Why Fullstack Academy is Now Teaching React
Preparing Fullstack Students for a successful job search means developing a curriculum that reflects current and in-demand industry trends. After consulting our network of hiring-partner companies (and keeping an eye toward the changing tides of tech), we've completed a curriculum shift on the front-end from AngularJS, to React. This update is uniform across all Fullstack immersive programs: New York, Chicago, Remote, and The Grace Hopper Program.
Here's why we think React is the right technology at this time:
- The developers of all the major libraries (React, Angular, Ember) have converged on the idea of using virtual DOMs (React, Angular2, Ember's Glimmer) as a high-performance abstraction for describing and storing application states. We also like JSX as a templating language as opposed to custom syntaxes like Handlebars or Angular's $parse service.
- React is smaller library than Angular and has a better learning curve for adding new capabilities like routing and state management. Even without Redux, React is a powerful library that does a lot out-of-the-box. You can start with React (and JSX) and develop pretty sophisticated apps before having to add other libraries.
- React's abstractions are easier to comprehend than Angular's. This is not a knock at Angular - Angular is an amazing technical achievement that one could argue accomplishes a harder task than React. However, we believe that React's abstractions are less "leaky." For example, JSX is easier to mentally model than Angular's $parse, and React components are better than Angular directives — it's harder to mess up performance with React's tree-diffing than with Angular's $digest loop. The React community's focus on using functional programming concepts allows us to continue teaching advanced concepts like immutability.
- The automated testing story in React is easier and more fun than in Angular. The focus on functional components, virtual DOM, and modules simplifies writing and maintaining tests.
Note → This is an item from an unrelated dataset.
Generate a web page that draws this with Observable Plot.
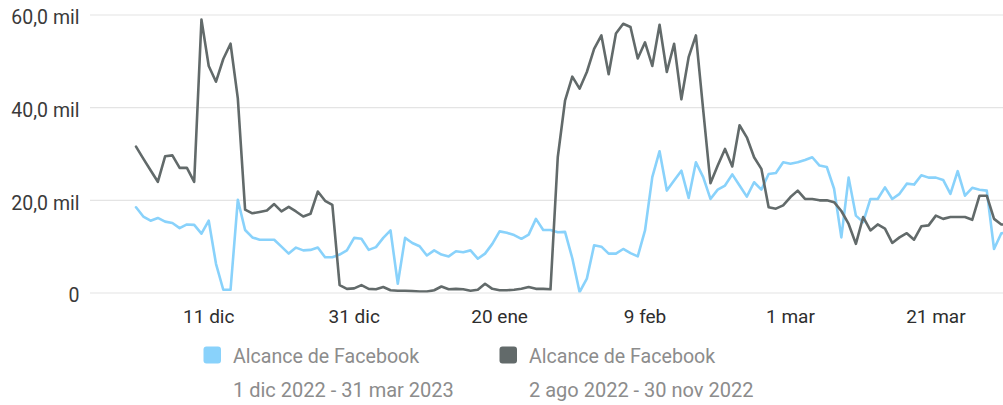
<!DOCTYPE html>
<html><head><meta charset="utf-8">
<script src="https://cdn.jsdelivr.net/npm/d3@7"></script>
<script src="https://cdn.jsdelivr.net/npm/@observablehq/plot@0.6"></script>
<style>
body{margin:0;background:#fff;font-family:Roboto,sans-serif;}
#wrap{position:relative;width:1003px;height:405px;overflow:hidden;}
#chart{position:absolute;left:0;top:0;}
#legend{position:absolute;left:0;top:0;}
</style></head><body>
<div id="wrap"><div id="chart"></div><svg id="legend" width="1003" height="405"></svg></div>
<script>
// Series: Alcance de Facebook (thousands), daily from 1 dic 2022
const startDate = "2022-12-01";
const blueValues = [18.5,16.5,15.6,16.2,15.4,15.1,14.0,14.8,14.7,12.8,15.6,6.3,0.7,0.7,20.1,13.6,12.0,11.5,11.5,11.5,
10.0,8.5,9.8,9.2,9.3,9.8,7.7,7.7,8.3,9.2,11.9,11.7,9.3,9.9,11.9,13.5,2.0,11.9,10.8,10.1,
8.1,9.2,8.3,7.9,9.0,8.8,9.2,7.4,8.5,10.6,13.3,13.0,12.5,11.7,12.6,16.0,13.6,13.6,13.1,13.2,
7.5,0.2,3.1,10.3,10.0,8.5,8.5,9.5,8.6,7.9,13.5,25.0,30.6,22.1,24.3,26.4,20.5,28.2,25.0,20.3,
22.3,23.2,25.6,23.2,20.8,23.9,22.3,25.7,25.9,28.2,27.9,28.2,28.7,29.3,27.5,27.2,22.5,12.0,24.9,16.7,
15.3,20.3,20.3,22.8,20.3,21.4,23.6,23.4,25.4,24.9,24.9,24.4,21.4,26.3,21.0,22.7,22.3,22.1,9.5,12.9,13.0];
const grayValues = [31.6,29.0,26.5,24.0,29.5,29.7,27.0,27.0,24.0,59.0,49.0,45.6,50.5,53.8,42.0,18.0,17.2,17.5,17.8,19.2,
17.6,18.6,17.6,16.5,17.1,21.9,19.9,19.0,1.7,0.9,1.0,1.7,0.9,0.8,1.3,0.6,0.5,0.5,0.4,0.3,
0.3,0.6,1.4,0.8,0.9,0.8,0.5,0.7,2.0,0.9,0.6,0.6,0.7,0.9,1.3,0.9,0.9,0.8,29.3,41.5,
46.7,44.1,47.7,52.7,55.6,47.2,56.0,58.1,57.4,50.6,54.1,49.0,57.9,47.7,53.8,41.8,50.9,55.6,39.5,23.7,
27.5,31.1,27.3,36.2,33.6,29.3,26.8,18.5,18.2,18.9,20.7,22.1,20.3,20.3,20.0,20.0,19.6,17.7,14.9,10.6,
16.4,13.5,14.8,13.9,10.8,12.0,12.9,11.5,14.4,14.6,16.7,16.0,16.4,16.4,16.4,15.8,21.0,21.0,16.0,14.8,14.8];
const seriesNames = ["Alcance de Facebook", "Alcance de Facebook"];
const seriesRanges = ["1 dic 2022 - 31 mar 2023", "2 ago 2022 - 30 nov 2022"];
const seriesColors = ["#89d2fb", "#626a6a"];
const xTickDates = ["2022-12-11","2022-12-31","2023-01-20","2023-02-09","2023-03-01","2023-03-21"];
const monthAbbr = ["ene","feb","mar","abr","may","jun","jul","ago","sep","oct","nov","dic"];
const yTicks = [0, 20000, 40000, 60000];

const DAY = 864e5;
const t0 = new Date(startDate + "T00:00:00Z").getTime();
const toDate = i => new Date(t0 + i * DAY);
const rows = [];
blueValues.forEach((v, i) => rows.push({date: toDate(i), value: v * 1000, s: 0}));
grayValues.forEach((v, i) => rows.push({date: toDate(i), value: v * 1000, s: 1}));

const fmtY = v => v === 0 ? "0" : (v / 1000).toFixed(1).replace(".", ",") + " mil";
const fmtX = d => d.getUTCDate() + " " + monthAbbr[d.getUTCMonth()];

const chart = Plot.plot({
  width: 1003, height: 335,
  marginLeft: 90, marginRight: 0, marginTop: 14.5, marginBottom: 42.5,
  style: {fontFamily: "Roboto, sans-serif", fontSize: "19px", color: "#333", background: "#fff"},
  x: {type: "utc", domain: [toDate(-6.26), toDate(119.3)]},
  y: {domain: [0, 60000]},
  marks: [
    Plot.gridY(yTicks, {stroke: "#e4e4e4", strokeOpacity: 1, strokeWidth: 1.2}),
    Plot.axisY(yTicks, {tickSize: 0, tickPadding: 11, tickFormat: fmtY, fontSize: 19.5, fill: "#3a3a3a", dy: 3, label: null}),
    Plot.axisX(xTickDates.map(s => new Date(s + "T00:00:00Z")), {tickSize: 0, tickPadding: 16, tickFormat: fmtX, fontSize: 19, fill: "#2e2e2e", label: null}),
    Plot.lineY(rows.filter(r => r.s === 0), {x: "date", y: "value", stroke: seriesColors[0], strokeWidth: 2.6, clip: true}),
    Plot.lineY(rows.filter(r => r.s === 1), {x: "date", y: "value", stroke: seriesColors[1], strokeWidth: 2.6, clip: true})
  ]
});
document.getElementById("chart").appendChild(chart);

const leg = d3.select("#legend");
const legX = [203.5, 499.5];
seriesNames.forEach((name, k) => {
  leg.append("rect").attr("x", legX[k]).attr("y", 346.5).attr("width", 17.5).attr("height", 17)
    .attr("rx", 3).attr("fill", seriesColors[k]);
  leg.append("text").attr("x", legX[k] + 29.5).attr("y", 362.7).attr("font-family", "Roboto, sans-serif")
    .attr("font-size", 19.6).attr("fill", "#8c8c8c").text(name);
  leg.append("text").attr("x", legX[k] + 29.5).attr("y", 396.7).attr("font-family", "Roboto, sans-serif")
    .attr("font-size", 20).attr("fill", "#8c8c8c").text(seriesRanges[k]);
});
</script></body></html>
While testing was a big emphasis in Angular 1.x, and it had lots of good facilities for supporting testing and mocking, they always felt a bit heavy to our students.
- We're seeing many of our hiring partners moving towards React and there's a pretty good migration strategy from Angular 1. Even our engineers inside Fullstack are migrating our large LearnDot codebase from Angular 1 to React and using libraries like ng-react and react-router to ease the migration path.